Another cool visualization site

Zachary Johnson sent along a link to his new comparative politics data visualization website, the World Freedom Atlas. This is how he describes the site:

The World Freedom Atlas is a geovisualization tool for world statistics. It was designed for social scientists, journalists, NGO/IGO workers, and others who wish to have a better understanding of issues of freedom, democracy, human rights, and good governance. It covers the years 1990 to 2006.

When I took a look around, I was impressed. The site allows you to pick variables, compare variables from different years (which makes it easy to compare, say, polity scores in 1995 with the level of corruption 5 years later), produce interactive scatterplots and boxplots, etc.

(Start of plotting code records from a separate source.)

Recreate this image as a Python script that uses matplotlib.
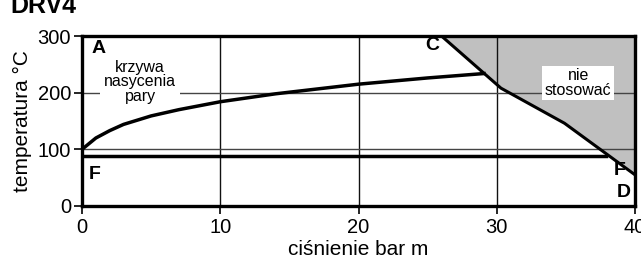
import numpy as np
import matplotlib.pyplot as plt

plt.rcParams['font.family'] = ['Liberation Sans', 'DejaVu Sans']

# krzywa nasycenia pary (odczyt z wykresu)
cisnienie = [0, 1, 2, 3, 5, 7, 10, 14, 20, 25, 29.2]
temperatura = [100, 120, 133, 144, 159, 170, 184, 198, 215, 226, 234]

# granica obszaru "nie stosować"
granica_x = [26, 30.3, 34.9, 40]
granica_y = [300, 208, 146, 55]

linia_F = 88
koniec_F = 37.9

fig = plt.figure(figsize=(6.41, 2.6), dpi=100)
ax = fig.add_axes([0.128, 0.2077, 0.8627, 0.6538])

ax.fill(granica_x + [40], granica_y + [300], color="#c0c0c0", zorder=1)
ax.plot(granica_x, granica_y, color="black", lw=2.2, zorder=4)
ax.plot(cisnienie, temperatura, color="black", lw=2.5, zorder=4, solid_capstyle="butt")
ax.plot([0, koniec_F], [linia_F, linia_F], color="black", lw=2.5, zorder=4)

for x in [10, 20, 30]:
    ax.axvline(x, color="#111111", lw=1.0, zorder=2)
for y in [100, 200]:
    ax.axhline(y, color="#444444", lw=1.0, zorder=2)

ax.set_xlim(0, 40)
ax.set_ylim(0, 300)
ax.set_xticks([0, 10, 20, 30, 40])
ax.set_yticks([0, 100, 200, 300])
ax.tick_params(direction="out", length=6, width=1.2, labelsize=14.5)
ax.tick_params(axis="x", pad=3)
ax.tick_params(axis="y", pad=2)
for s in ax.spines.values():
    s.set_linewidth(2.4)
    s.set_zorder(5)

ax.set_xlabel("ciśnienie bar m", fontsize=15, labelpad=2)
ax.set_ylabel("temperatura °C", fontsize=15, labelpad=4)

ax.text(1.2, 278, "A", fontsize=14, fontweight="bold", ha="center", va="center")
ax.text(25.3, 284, "C", fontsize=14, fontweight="bold", ha="center", va="center")
ax.text(0.9, 56, "F", fontsize=14, fontweight="bold", ha="center", va="center")
ax.text(38.9, 62, "F", fontsize=14, fontweight="bold", ha="center", va="center")
ax.text(39.2, 23, "D", fontsize=14, fontweight="bold", ha="center", va="center")

ax.text(4.2, 219, "krzywa\nnasycenia\npary", fontsize=11.5, ha="center", va="center",
        linespacing=0.95, zorder=3,
        bbox=dict(facecolor="white", edgecolor="none", pad=3))
ax.text(35.9, 217, "nie\nstosować", fontsize=11.5, ha="center", va="center",
        linespacing=0.95, zorder=3,
        bbox=dict(facecolor="white", edgecolor="none", pad=2))

fig.text(10 / 641, 1 - 13 / 260, "DRV4", fontsize=18, fontweight="bold", va="baseline")

fig.savefig("out.png", dpi=100)
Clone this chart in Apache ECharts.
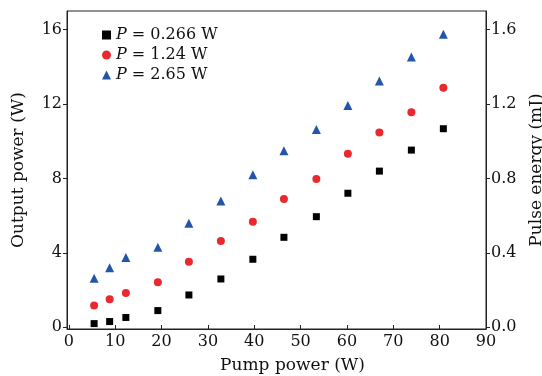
<!DOCTYPE html>
<html>
<head>
<meta charset="utf-8">
<script src="https://cdn.jsdelivr.net/npm/echarts@6/dist/echarts.min.js"></script>
<style>
html,body{margin:0;padding:0;background:#fff;}
#chart{width:542px;height:376px;}
</style>
</head>
<body>
<div id="chart"></div>
<script>
const pumpPower = [5.45, 8.8, 12.3, 19.2, 25.9, 32.8, 39.7, 46.4, 53.4, 60.2, 67.0, 73.9, 80.8];
const outP0266 = [0.19, 0.30, 0.52, 0.89, 1.73, 2.59, 3.65, 4.83, 5.94, 7.2, 8.39, 9.52, 10.67];
const outP124 = [1.16, 1.50, 1.83, 2.42, 3.51, 4.63, 5.67, 6.89, 7.96, 9.32, 10.47, 11.56, 12.87];
const outP265 = [2.63, 3.20, 3.74, 4.30, 5.59, 6.78, 8.20, 9.48, 10.63, 11.92, 13.24, 14.53, 15.75];
const seriesNames = ['P = 0.266 W', 'P = 1.24 W', 'P = 2.65 W'];
const xTicks = [0, 10, 20, 30, 40, 50, 60, 70, 80, 90];
const yTicks = [0, 4, 8, 12, 16];
const y2Ticks = [0, 0.4, 0.8, 1.2, 1.6];

const FONT = 'DejaVu Serif';
const AXC = '#222';
const pair = (ys) => pumpPower.map((x, i) => [x, ys[i]]);

const chart = echarts.init(document.getElementById('chart'), null, {renderer: 'canvas'});
chart.setOption({
  animation: false,
  backgroundColor: '#fff',
  grid: {left: 67, top: 11, right: 56, bottom: 47, show: true, borderColor: AXC, borderWidth: 1,
         containLabel: false, outerBoundsMode: 'none'},
  legend: {
    orient: 'vertical', left: 97, top: 22, itemGap: 4,
    itemWidth: 9, itemHeight: 9,
    data: seriesNames,
    formatter: (n) => '{i|P}' + n.slice(1),
    textStyle: {fontFamily: FONT, fontSize: 16, color: '#111',
      rich: {i: {fontFamily: FONT, fontStyle: 'italic', fontSize: 16, color: '#111'}}}
  },
  xAxis: {
    type: 'value', min: -0.4, max: 90,
    name: 'Pump power (W)', nameLocation: 'middle', nameGap: 28,
    nameTextStyle: {fontFamily: FONT, fontSize: 17, color: '#111', padding: [0, 0, 0, 32]},
    axisLine: {show: true, onZero: false, lineStyle: {color: AXC}},
    axisTick: {show: true, inside: true, length: 4, lineStyle: {color: AXC}, customValues: xTicks},
    axisLabel: {fontFamily: FONT, fontSize: 16, color: '#111', margin: 5, customValues: xTicks},
    splitLine: {show: false}
  },
  yAxis: [{
    type: 'value', min: -0.1, max: 17, position: 'left',
    name: 'Output power (W)', nameLocation: 'middle', nameGap: 40, nameRotate: 90,
    nameTextStyle: {fontFamily: FONT, fontSize: 17, color: '#111'},
    axisLine: {show: true, onZero: false, lineStyle: {color: AXC}},
    axisTick: {show: true, length: 4, lineStyle: {color: AXC}, customValues: yTicks},
    axisLabel: {fontFamily: FONT, fontSize: 16, color: '#111', margin: 5, customValues: yTicks},
    splitLine: {show: false}
  }, {
    type: 'value', min: -0.01, max: 1.7, position: 'right',
    name: 'Pulse energy (mJ)', nameLocation: 'middle', nameGap: 42, nameRotate: 90,
    nameTextStyle: {fontFamily: FONT, fontSize: 17, color: '#111'},
    axisLine: {show: true, onZero: false, lineStyle: {color: AXC}},
    axisTick: {show: true, length: 4, lineStyle: {color: AXC}, customValues: y2Ticks},
    axisLabel: {fontFamily: FONT, fontSize: 16, color: '#111', margin: 5, customValues: y2Ticks,
      formatter: (v) => v.toFixed(1)},
    splitLine: {show: false}
  }],
  series: [
    {name: seriesNames[0], type: 'scatter', symbol: 'rect', symbolSize: 7,
     itemStyle: {color: '#000', opacity: 1}, data: pair(outP0266)},
    {name: seriesNames[1], type: 'scatter', symbol: 'circle', symbolSize: 8,
     itemStyle: {color: '#e8292e', opacity: 1}, data: pair(outP124)},
    {name: seriesNames[2], type: 'scatter', symbol: 'triangle', symbolSize: 9,
     itemStyle: {color: '#2356a8', opacity: 1}, data: pair(outP265)}
  ]
});
</script>
</body>
</html>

The data is taken from existing published sources, some of it good and some of it less so (I have a particular beef with the Vanhanen "Index of Democratization", which has always struck me as possibly the silliest attempt to measure a concept yet produced in the comparative politics literature). A couple of suggestions to incorporate in the next version: When you brush a point in the scatterplot, it only brings up the name of one country. Given the lumpiness of the data, this often conceals several other country names. Also, it would be nice to incorporate a function that allows you to print out nice image files of particular map/scatterplots/etc. I don't know how hard that would be to do. All in all, it's worth a look.